• _EXERCISE DIRECTIONS_
Search the data for the string "page" and gather each line it is in.

• _STORED ROWS_
****************

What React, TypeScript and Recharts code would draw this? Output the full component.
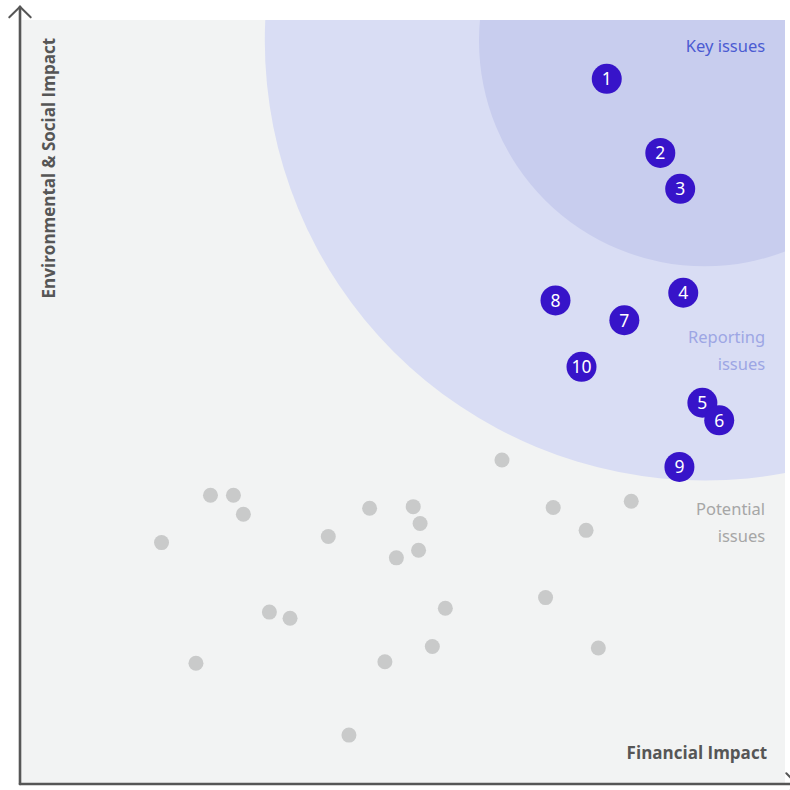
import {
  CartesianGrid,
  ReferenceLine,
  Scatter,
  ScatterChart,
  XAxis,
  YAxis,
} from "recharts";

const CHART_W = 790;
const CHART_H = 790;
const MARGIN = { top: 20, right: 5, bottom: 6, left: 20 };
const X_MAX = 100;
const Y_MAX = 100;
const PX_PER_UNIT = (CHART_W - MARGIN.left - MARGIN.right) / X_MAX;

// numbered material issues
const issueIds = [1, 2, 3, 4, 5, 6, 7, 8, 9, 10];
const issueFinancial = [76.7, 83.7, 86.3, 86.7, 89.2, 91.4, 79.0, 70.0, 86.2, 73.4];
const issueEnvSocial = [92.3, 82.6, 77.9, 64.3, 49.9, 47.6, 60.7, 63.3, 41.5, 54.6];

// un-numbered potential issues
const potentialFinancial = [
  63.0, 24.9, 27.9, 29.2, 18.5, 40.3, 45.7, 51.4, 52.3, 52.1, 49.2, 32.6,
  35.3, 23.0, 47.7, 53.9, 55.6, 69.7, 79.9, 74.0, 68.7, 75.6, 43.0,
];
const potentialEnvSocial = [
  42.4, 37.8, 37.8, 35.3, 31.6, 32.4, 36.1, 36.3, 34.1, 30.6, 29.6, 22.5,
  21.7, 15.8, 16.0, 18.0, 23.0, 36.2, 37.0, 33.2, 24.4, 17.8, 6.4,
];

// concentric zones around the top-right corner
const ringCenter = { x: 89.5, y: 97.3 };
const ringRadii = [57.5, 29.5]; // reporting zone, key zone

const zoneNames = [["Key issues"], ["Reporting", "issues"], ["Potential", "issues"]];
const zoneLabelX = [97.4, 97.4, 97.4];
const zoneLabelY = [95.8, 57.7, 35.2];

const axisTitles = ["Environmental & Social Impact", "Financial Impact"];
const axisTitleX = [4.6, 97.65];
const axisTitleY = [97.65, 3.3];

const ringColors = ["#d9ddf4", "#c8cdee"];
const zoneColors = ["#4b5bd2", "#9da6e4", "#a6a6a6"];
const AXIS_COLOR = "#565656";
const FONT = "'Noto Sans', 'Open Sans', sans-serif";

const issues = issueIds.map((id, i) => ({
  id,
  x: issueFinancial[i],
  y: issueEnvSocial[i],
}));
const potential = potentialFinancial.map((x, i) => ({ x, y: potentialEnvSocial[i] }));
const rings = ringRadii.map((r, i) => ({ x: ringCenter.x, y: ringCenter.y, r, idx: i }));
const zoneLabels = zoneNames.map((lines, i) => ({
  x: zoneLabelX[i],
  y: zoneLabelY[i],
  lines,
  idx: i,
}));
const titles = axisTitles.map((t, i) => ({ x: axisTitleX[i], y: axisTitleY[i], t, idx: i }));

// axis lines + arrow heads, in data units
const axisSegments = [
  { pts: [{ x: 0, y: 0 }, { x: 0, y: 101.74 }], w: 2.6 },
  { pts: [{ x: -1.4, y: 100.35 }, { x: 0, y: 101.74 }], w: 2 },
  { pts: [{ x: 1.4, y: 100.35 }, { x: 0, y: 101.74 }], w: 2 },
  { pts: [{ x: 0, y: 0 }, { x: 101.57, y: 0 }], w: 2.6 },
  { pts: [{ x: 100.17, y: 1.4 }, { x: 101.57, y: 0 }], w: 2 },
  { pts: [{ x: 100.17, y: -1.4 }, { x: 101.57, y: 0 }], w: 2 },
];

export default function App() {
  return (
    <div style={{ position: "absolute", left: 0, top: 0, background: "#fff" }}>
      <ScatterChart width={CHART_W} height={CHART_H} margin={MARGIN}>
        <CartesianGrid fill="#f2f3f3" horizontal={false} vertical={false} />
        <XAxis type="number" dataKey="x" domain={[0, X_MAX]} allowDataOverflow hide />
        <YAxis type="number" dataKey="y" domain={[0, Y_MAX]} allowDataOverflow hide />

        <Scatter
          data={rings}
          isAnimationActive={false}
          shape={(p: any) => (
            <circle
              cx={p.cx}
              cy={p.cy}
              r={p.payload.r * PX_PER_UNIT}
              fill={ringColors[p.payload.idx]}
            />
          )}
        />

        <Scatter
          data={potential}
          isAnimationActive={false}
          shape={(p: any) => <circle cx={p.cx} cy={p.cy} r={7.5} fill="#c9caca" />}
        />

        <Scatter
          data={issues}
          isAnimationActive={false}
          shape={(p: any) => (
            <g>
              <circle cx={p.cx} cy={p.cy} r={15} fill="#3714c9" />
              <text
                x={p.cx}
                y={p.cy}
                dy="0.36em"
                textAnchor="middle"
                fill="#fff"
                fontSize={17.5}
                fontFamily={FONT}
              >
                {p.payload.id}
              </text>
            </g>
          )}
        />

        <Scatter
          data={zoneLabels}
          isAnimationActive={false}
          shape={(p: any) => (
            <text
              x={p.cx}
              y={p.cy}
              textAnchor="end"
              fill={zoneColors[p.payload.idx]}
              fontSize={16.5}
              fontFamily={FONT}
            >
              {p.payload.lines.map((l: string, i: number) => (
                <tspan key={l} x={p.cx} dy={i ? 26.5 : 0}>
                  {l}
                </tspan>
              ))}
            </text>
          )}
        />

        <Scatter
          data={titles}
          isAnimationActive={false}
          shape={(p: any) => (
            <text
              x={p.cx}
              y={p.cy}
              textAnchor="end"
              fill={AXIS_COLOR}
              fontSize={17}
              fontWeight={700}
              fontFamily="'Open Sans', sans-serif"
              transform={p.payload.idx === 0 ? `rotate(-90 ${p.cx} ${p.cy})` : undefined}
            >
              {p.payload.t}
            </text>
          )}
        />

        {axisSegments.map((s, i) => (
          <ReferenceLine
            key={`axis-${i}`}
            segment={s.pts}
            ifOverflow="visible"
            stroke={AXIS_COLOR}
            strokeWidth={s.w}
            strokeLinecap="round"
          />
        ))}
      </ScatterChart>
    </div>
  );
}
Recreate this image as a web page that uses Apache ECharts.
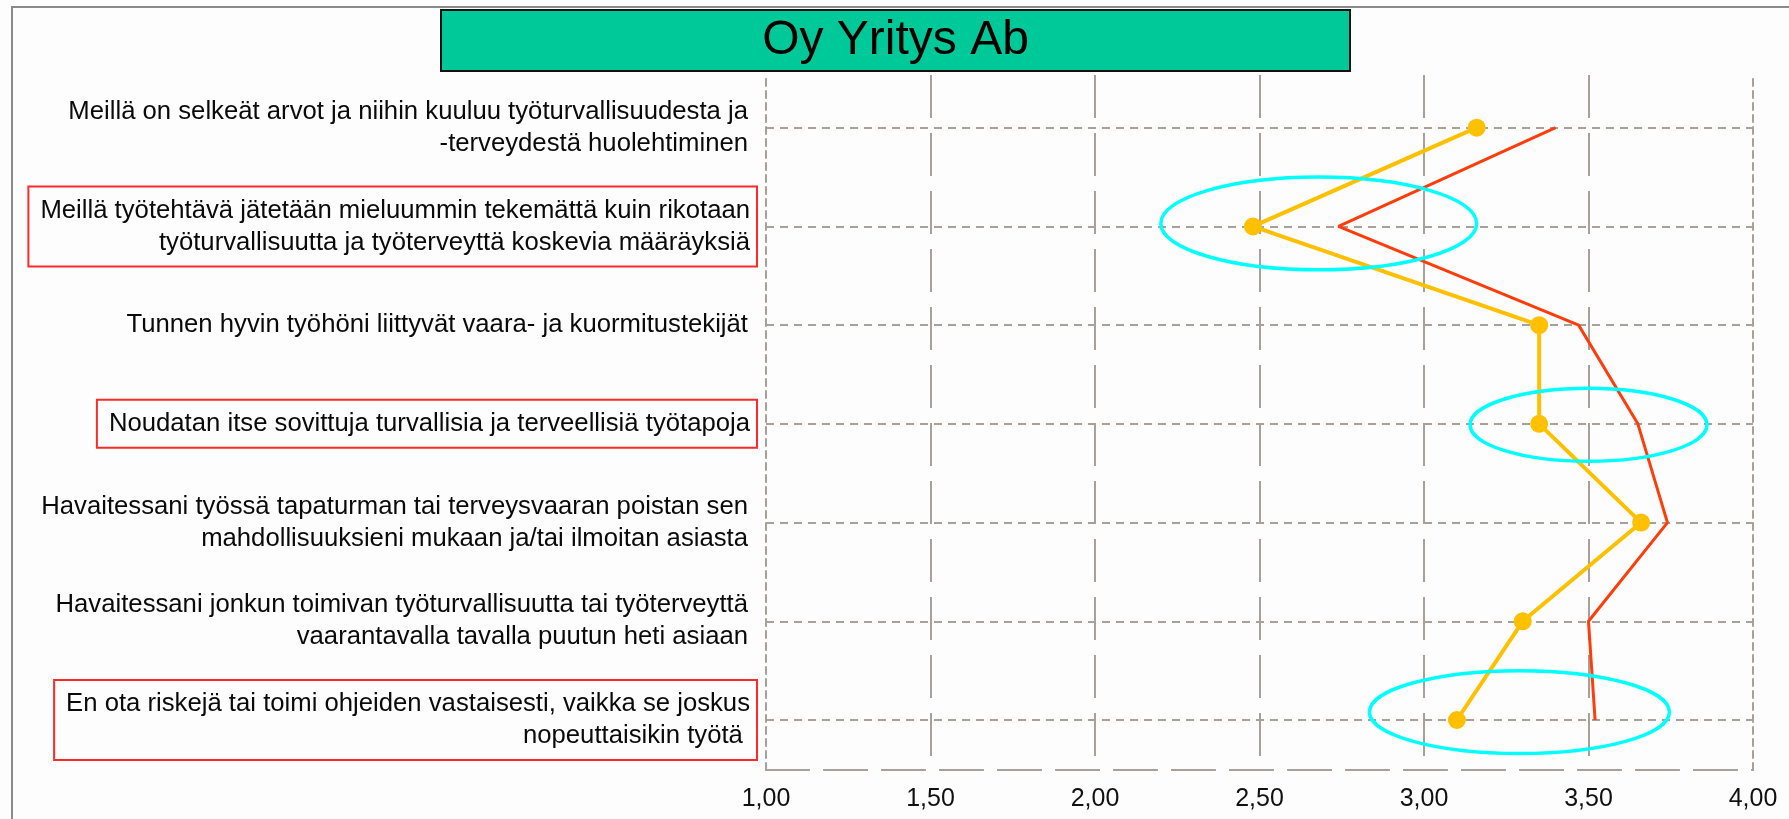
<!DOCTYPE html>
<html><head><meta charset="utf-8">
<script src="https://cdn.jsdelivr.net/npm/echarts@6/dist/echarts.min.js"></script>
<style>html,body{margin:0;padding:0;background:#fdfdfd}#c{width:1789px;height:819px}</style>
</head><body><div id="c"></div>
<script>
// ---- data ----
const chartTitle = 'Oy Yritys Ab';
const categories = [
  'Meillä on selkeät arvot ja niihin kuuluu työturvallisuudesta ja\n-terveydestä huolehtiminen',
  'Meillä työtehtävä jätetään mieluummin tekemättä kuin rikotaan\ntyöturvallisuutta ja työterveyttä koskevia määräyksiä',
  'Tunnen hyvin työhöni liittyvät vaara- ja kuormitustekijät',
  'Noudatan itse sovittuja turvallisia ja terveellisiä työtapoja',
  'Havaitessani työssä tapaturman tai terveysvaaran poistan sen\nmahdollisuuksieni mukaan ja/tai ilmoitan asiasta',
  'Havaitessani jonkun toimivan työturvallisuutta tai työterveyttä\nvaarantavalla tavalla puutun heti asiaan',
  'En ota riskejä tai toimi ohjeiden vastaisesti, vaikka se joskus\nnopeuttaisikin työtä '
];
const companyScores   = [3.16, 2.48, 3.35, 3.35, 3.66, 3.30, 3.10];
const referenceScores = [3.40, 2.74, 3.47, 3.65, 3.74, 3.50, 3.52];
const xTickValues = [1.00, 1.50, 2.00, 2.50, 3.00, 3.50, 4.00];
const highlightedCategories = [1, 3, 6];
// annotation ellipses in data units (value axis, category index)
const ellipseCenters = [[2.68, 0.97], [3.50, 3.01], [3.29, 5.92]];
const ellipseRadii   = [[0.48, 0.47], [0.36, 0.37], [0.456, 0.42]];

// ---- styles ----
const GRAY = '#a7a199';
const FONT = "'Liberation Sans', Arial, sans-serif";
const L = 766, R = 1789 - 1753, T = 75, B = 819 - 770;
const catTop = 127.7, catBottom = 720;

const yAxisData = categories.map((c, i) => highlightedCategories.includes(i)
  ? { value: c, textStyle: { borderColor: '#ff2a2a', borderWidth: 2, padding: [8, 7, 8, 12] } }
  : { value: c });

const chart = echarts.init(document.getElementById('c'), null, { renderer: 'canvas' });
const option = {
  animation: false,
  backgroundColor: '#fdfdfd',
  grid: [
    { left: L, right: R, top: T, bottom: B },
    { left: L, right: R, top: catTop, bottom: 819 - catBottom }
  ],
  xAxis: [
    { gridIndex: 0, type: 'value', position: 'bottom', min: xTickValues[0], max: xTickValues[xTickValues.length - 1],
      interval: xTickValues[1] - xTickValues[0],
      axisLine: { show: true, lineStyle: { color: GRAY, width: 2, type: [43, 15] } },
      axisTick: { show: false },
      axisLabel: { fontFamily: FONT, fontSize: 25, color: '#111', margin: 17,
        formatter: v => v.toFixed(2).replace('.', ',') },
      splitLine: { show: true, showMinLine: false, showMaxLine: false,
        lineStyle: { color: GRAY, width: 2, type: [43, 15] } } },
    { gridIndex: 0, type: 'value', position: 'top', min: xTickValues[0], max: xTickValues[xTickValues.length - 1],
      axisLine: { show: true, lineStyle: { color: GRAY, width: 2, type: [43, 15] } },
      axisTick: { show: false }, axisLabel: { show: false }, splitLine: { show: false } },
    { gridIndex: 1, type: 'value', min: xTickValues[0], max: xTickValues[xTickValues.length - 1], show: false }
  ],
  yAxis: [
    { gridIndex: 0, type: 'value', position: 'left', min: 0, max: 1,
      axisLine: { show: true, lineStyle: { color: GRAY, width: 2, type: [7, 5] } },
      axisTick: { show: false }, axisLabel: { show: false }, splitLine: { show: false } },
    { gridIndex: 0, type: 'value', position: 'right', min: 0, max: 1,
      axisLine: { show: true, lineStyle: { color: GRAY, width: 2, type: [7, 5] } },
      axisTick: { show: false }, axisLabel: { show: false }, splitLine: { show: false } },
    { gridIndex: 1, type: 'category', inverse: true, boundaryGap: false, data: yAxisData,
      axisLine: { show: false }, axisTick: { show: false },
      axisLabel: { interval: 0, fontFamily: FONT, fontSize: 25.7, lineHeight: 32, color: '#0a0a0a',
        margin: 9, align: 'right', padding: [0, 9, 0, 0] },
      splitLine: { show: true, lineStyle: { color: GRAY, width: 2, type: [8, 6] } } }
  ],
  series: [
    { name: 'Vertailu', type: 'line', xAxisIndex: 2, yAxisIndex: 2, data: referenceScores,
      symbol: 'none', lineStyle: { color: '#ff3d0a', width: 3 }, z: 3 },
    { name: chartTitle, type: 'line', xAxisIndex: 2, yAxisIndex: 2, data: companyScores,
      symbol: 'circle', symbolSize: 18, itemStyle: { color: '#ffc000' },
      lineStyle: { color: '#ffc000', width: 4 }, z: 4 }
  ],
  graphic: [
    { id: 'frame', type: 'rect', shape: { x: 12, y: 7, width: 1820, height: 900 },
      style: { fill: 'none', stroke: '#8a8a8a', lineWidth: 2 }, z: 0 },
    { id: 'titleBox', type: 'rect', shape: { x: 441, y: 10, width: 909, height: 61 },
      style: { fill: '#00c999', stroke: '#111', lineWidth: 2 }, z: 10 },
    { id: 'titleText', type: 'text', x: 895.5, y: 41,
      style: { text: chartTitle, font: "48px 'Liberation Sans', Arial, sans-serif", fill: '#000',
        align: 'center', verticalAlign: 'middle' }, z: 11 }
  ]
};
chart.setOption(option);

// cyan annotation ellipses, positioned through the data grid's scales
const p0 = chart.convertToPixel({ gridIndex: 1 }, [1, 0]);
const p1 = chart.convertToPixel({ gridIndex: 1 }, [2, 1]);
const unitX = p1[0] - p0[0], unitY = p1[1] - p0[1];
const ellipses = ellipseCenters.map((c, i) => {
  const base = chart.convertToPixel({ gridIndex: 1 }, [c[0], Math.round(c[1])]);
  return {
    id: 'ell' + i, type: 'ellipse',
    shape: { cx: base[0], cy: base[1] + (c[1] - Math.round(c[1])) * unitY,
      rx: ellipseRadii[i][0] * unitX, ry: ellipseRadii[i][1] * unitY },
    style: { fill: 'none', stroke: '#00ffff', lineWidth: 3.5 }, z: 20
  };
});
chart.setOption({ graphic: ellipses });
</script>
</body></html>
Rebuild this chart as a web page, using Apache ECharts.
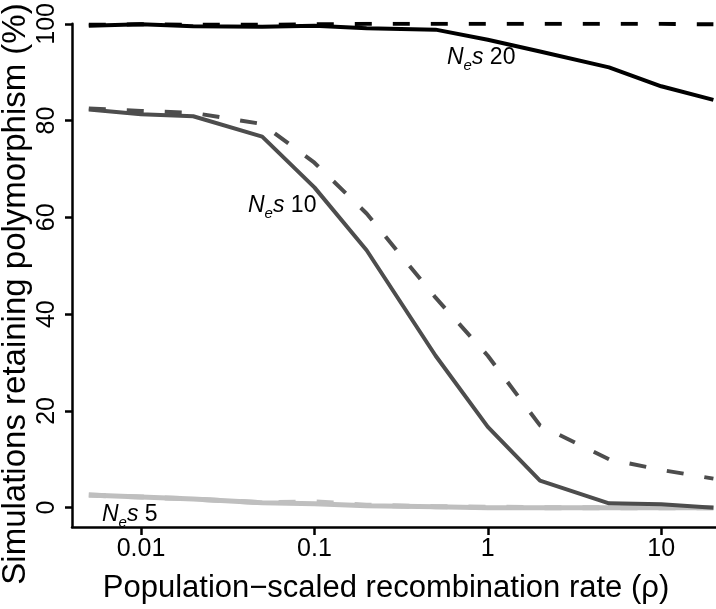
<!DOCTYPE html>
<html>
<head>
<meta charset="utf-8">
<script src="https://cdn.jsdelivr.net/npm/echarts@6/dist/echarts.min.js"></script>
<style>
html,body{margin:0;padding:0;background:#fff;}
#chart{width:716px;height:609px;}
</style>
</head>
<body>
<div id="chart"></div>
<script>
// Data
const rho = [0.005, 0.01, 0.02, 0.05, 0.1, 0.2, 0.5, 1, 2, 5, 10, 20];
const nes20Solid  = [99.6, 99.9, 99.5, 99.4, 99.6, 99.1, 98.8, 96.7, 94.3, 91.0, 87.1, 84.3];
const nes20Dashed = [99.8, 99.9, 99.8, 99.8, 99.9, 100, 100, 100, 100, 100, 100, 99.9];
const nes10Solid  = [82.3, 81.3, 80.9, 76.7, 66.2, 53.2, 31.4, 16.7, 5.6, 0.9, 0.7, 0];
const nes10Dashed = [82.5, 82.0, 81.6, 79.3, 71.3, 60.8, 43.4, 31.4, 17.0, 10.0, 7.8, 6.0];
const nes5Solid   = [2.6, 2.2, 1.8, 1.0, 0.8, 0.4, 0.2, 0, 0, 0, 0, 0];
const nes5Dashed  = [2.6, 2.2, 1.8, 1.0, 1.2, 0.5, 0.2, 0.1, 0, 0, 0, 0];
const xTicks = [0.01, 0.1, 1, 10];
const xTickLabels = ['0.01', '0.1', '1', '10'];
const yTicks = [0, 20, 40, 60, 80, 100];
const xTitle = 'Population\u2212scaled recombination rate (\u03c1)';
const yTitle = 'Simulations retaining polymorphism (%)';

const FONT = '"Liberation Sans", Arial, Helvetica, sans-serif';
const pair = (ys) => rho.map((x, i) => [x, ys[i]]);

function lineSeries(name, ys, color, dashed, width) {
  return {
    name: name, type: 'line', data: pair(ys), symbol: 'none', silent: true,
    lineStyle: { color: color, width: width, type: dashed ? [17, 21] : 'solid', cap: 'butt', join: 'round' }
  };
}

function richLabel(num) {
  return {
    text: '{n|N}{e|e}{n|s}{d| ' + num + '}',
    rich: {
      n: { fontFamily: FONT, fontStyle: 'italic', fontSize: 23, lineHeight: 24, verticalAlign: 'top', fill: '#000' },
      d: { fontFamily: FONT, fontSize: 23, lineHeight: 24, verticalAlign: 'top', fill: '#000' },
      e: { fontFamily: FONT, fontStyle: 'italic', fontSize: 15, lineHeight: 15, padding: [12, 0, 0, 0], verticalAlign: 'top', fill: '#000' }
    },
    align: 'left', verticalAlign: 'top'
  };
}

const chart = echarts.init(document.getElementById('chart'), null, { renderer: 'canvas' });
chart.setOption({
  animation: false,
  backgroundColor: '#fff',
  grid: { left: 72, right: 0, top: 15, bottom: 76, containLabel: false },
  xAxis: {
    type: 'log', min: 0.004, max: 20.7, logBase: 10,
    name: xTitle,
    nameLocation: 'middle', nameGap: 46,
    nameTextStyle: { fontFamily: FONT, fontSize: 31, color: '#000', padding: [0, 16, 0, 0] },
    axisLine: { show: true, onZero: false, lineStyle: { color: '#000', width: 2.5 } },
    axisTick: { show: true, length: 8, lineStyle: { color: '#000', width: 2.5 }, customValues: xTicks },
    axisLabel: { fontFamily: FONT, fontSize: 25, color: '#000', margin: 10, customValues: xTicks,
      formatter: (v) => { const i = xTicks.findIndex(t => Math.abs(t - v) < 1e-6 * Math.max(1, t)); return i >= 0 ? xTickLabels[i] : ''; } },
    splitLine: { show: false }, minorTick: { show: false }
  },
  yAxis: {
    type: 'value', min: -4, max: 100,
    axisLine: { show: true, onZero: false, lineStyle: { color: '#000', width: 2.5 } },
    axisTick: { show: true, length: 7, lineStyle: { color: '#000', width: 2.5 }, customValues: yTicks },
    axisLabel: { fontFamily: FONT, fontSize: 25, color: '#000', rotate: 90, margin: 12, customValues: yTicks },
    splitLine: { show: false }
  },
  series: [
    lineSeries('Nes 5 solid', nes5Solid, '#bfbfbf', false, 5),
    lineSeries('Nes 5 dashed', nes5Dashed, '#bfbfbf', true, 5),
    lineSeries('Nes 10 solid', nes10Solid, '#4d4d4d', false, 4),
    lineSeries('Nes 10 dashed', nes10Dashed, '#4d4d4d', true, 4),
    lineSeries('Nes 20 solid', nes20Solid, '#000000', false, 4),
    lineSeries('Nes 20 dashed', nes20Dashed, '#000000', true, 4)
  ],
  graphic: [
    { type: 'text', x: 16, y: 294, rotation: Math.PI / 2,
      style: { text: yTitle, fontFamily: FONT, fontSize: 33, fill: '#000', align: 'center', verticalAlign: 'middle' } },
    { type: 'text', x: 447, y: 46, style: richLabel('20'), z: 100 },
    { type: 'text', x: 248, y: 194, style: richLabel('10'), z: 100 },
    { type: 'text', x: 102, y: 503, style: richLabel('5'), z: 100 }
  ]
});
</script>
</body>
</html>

****************

• _RESULT OF THE EXERCISE_
Recreate this image as a web page that uses Apache ECharts.
Rebuild this chart as a web page, using Apache ECharts.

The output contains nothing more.